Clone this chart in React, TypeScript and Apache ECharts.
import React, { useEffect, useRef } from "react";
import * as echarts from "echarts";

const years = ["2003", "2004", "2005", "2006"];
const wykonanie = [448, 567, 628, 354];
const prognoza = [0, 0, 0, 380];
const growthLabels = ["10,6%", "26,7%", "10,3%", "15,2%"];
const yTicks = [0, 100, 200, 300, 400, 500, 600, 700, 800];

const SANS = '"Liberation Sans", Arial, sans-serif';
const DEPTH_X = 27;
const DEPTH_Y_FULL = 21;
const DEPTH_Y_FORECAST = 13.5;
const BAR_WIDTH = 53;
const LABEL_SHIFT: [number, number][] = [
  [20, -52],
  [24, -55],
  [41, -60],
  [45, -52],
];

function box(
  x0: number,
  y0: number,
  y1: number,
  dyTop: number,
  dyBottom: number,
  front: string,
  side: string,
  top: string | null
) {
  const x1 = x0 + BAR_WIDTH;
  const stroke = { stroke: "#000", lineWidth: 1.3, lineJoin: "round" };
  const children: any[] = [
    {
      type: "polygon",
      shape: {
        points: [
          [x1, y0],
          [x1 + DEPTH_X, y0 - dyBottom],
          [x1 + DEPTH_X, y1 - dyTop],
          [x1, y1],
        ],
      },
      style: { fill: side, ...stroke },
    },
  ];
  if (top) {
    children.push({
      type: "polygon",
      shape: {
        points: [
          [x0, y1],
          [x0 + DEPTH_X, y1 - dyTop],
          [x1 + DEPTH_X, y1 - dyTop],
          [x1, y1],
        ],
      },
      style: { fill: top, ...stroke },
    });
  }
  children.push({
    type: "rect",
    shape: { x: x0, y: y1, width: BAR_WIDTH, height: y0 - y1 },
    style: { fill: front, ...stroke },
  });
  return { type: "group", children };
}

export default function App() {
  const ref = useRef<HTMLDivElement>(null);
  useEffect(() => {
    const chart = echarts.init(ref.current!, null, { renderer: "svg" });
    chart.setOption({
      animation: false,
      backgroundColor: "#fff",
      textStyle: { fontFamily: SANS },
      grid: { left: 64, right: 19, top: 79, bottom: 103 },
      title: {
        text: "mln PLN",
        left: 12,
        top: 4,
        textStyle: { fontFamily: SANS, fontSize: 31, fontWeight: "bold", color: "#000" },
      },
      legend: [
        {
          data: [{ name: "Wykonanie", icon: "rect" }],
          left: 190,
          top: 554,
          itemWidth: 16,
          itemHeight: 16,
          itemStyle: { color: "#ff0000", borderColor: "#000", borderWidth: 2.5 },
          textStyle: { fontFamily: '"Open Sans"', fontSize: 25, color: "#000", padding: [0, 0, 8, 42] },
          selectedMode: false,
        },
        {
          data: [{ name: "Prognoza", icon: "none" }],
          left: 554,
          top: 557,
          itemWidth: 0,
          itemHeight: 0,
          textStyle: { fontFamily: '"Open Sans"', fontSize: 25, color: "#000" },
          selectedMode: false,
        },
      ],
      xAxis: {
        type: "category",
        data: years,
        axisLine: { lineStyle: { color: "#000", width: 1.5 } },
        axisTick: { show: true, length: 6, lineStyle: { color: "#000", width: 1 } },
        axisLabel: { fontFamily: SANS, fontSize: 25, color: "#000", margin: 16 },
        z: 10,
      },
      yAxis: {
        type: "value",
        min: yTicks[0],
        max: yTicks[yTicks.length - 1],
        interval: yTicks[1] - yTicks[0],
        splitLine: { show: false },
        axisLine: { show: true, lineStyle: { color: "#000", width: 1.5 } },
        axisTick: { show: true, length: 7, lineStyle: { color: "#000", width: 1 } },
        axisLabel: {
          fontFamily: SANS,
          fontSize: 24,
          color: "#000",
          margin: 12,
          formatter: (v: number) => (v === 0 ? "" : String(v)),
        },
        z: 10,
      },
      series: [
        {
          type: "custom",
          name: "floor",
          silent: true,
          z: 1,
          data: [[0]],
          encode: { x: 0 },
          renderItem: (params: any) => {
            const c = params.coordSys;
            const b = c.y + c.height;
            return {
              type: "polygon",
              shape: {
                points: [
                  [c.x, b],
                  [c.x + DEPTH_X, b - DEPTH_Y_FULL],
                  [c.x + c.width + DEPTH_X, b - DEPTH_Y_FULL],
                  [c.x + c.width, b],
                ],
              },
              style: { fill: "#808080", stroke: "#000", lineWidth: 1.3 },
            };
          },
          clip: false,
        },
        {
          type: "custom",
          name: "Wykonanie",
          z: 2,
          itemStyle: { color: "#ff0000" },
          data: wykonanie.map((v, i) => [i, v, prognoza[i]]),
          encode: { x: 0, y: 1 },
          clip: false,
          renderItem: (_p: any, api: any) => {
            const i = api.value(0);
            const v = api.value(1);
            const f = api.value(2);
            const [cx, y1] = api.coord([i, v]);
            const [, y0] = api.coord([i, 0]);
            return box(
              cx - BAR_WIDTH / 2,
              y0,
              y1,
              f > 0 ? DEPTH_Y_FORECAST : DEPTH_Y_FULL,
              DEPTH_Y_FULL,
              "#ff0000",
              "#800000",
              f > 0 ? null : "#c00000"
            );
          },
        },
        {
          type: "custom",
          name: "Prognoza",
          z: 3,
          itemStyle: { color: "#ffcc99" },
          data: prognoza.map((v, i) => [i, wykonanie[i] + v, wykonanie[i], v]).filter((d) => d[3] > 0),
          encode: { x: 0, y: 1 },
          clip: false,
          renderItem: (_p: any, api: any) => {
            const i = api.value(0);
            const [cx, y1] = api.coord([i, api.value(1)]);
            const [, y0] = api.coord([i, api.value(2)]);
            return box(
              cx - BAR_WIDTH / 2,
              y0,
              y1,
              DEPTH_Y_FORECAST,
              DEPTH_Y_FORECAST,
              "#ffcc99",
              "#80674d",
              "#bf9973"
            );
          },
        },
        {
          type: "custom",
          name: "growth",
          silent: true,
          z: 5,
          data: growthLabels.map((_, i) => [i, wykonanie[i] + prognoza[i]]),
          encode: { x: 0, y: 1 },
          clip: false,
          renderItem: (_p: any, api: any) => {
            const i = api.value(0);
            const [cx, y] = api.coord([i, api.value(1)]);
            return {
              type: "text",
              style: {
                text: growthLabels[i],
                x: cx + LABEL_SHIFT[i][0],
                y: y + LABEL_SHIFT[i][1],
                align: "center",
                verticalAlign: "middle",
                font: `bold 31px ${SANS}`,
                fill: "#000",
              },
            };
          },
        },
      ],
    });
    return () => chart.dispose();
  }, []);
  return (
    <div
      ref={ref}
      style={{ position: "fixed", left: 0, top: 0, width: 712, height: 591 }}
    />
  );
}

Directive:
Make an exact copy of the listing, including every line.

Correct output:
Clone this chart in React, TypeScript and Apache ECharts.
import React, { useEffect, useRef } from "react";
import * as echarts from "echarts";

const years = ["2003", "2004", "2005", "2006"];
const wykonanie = [448, 567, 628, 354];
const prognoza = [0, 0, 0, 380];
const growthLabels = ["10,6%", "26,7%", "10,3%", "15,2%"];
const yTicks = [0, 100, 200, 300, 400, 500, 600, 700, 800];

const SANS = '"Liberation Sans", Arial, sans-serif';
const DEPTH_X = 27;
const DEPTH_Y_FULL = 21;
const DEPTH_Y_FORECAST = 13.5;
const BAR_WIDTH = 53;
const LABEL_SHIFT: [number, number][] = [
  [20, -52],
  [24, -55],
  [41, -60],
  [45, -52],
];

function box(
  x0: number,
  y0: number,
  y1: number,
  dyTop: number,
  dyBottom: number,
  front: string,
  side: string,
  top: string | null
) {
  const x1 = x0 + BAR_WIDTH;
  const stroke = { stroke: "#000", lineWidth: 1.3, lineJoin: "round" };
  const children: any[] = [
    {
      type: "polygon",
      shape: {
        points: [
          [x1, y0],
          [x1 + DEPTH_X, y0 - dyBottom],
          [x1 + DEPTH_X, y1 - dyTop],
          [x1, y1],
        ],
      },
      style: { fill: side, ...stroke },
    },
  ];
  if (top) {
    children.push({
      type: "polygon",
      shape: {
        points: [
          [x0, y1],
          [x0 + DEPTH_X, y1 - dyTop],
          [x1 + DEPTH_X, y1 - dyTop],
          [x1, y1],
        ],
      },
      style: { fill: top, ...stroke },
    });
  }
  children.push({
    type: "rect",
    shape: { x: x0, y: y1, width: BAR_WIDTH, height: y0 - y1 },
    style: { fill: front, ...stroke },
  });
  return { type: "group", children };
}

export default function App() {
  const ref = useRef<HTMLDivElement>(null);
  useEffect(() => {
    const chart = echarts.init(ref.current!, null, { renderer: "svg" });
    chart.setOption({
      animation: false,
      backgroundColor: "#fff",
      textStyle: { fontFamily: SANS },
      grid: { left: 64, right: 19, top: 79, bottom: 103 },
      title: {
        text: "mln PLN",
        left: 12,
        top: 4,
        textStyle: { fontFamily: SANS, fontSize: 31, fontWeight: "bold", color: "#000" },
      },
      legend: [
        {
          data: [{ name: "Wykonanie", icon: "rect" }],
          left: 190,
          top: 554,
          itemWidth: 16,
          itemHeight: 16,
          itemStyle: { color: "#ff0000", borderColor: "#000", borderWidth: 2.5 },
          textStyle: { fontFamily: '"Open Sans"', fontSize: 25, color: "#000", padding: [0, 0, 8, 42] },
          selectedMode: false,
        },
        {
          data: [{ name: "Prognoza", icon: "none" }],
          left: 554,
          top: 557,
          itemWidth: 0,
          itemHeight: 0,
          textStyle: { fontFamily: '"Open Sans"', fontSize: 25, color: "#000" },
          selectedMode: false,
        },
      ],
      xAxis: {
        type: "category",
        data: years,
        axisLine: { lineStyle: { color: "#000", width: 1.5 } },
        axisTick: { show: true, length: 6, lineStyle: { color: "#000", width: 1 } },
        axisLabel: { fontFamily: SANS, fontSize: 25, color: "#000", margin: 16 },
        z: 10,
      },
      yAxis: {
        type: "value",
        min: yTicks[0],
        max: yTicks[yTicks.length - 1],
        interval: yTicks[1] - yTicks[0],
        splitLine: { show: false },
        axisLine: { show: true, lineStyle: { color: "#000", width: 1.5 } },
        axisTick: { show: true, length: 7, lineStyle: { color: "#000", width: 1 } },
        axisLabel: {
          fontFamily: SANS,
          fontSize: 24,
          color: "#000",
          margin: 12,
          formatter: (v: number) => (v === 0 ? "" : String(v)),
        },
        z: 10,
      },
      series: [
        {
          type: "custom",
          name: "floor",
          silent: true,
          z: 1,
          data: [[0]],
          encode: { x: 0 },
          renderItem: (params: any) => {
            const c = params.coordSys;
            const b = c.y + c.height;
            return {
              type: "polygon",
              shape: {
                points: [
                  [c.x, b],
                  [c.x + DEPTH_X, b - DEPTH_Y_FULL],
                  [c.x + c.width + DEPTH_X, b - DEPTH_Y_FULL],
                  [c.x + c.width, b],
                ],
              },
              style: { fill: "#808080", stroke: "#000", lineWidth: 1.3 },
            };
          },
          clip: false,
        },
        {
          type: "custom",
          name: "Wykonanie",
          z: 2,
          itemStyle: { color: "#ff0000" },
          data: wykonanie.map((v, i) => [i, v, prognoza[i]]),
          encode: { x: 0, y: 1 },
          clip: false,
          renderItem: (_p: any, api: any) => {
            const i = api.value(0);
            const v = api.value(1);
            const f = api.value(2);
            const [cx, y1] = api.coord([i, v]);
            const [, y0] = api.coord([i, 0]);
            return box(
              cx - BAR_WIDTH / 2,
              y0,
              y1,
              f > 0 ? DEPTH_Y_FORECAST : DEPTH_Y_FULL,
              DEPTH_Y_FULL,
              "#ff0000",
              "#800000",
              f > 0 ? null : "#c00000"
            );
          },
        },
        {
          type: "custom",
          name: "Prognoza",
          z: 3,
          itemStyle: { color: "#ffcc99" },
          data: prognoza.map((v, i) => [i, wykonanie[i] + v, wykonanie[i], v]).filter((d) => d[3] > 0),
          encode: { x: 0, y: 1 },
          clip: false,
          renderItem: (_p: any, api: any) => {
            const i = api.value(0);
            const [cx, y1] = api.coord([i, api.value(1)]);
            const [, y0] = api.coord([i, api.value(2)]);
            return box(
              cx - BAR_WIDTH / 2,
              y0,
              y1,
              DEPTH_Y_FORECAST,
              DEPTH_Y_FORECAST,
              "#ffcc99",
              "#80674d",
              "#bf9973"
            );
          },
        },
        {
          type: "custom",
          name: "growth",
          silent: true,
          z: 5,
          data: growthLabels.map((_, i) => [i, wykonanie[i] + prognoza[i]]),
          encode: { x: 0, y: 1 },
          clip: false,
          renderItem: (_p: any, api: any) => {
            const i = api.value(0);
            const [cx, y] = api.coord([i, api.value(1)]);
            return {
              type: "text",
              style: {
                text: growthLabels[i],
                x: cx + LABEL_SHIFT[i][0],
                y: y + LABEL_SHIFT[i][1],
                align: "center",
                verticalAlign: "middle",
                font: `bold 31px ${SANS}`,
                fill: "#000",
              },
            };
          },
        },
      ],
    });
    return () => chart.dispose();
  }, []);
  return (
    <div
      ref={ref}
      style={{ position: "fixed", left: 0, top: 0, width: 712, height: 591 }}
    />
  );
}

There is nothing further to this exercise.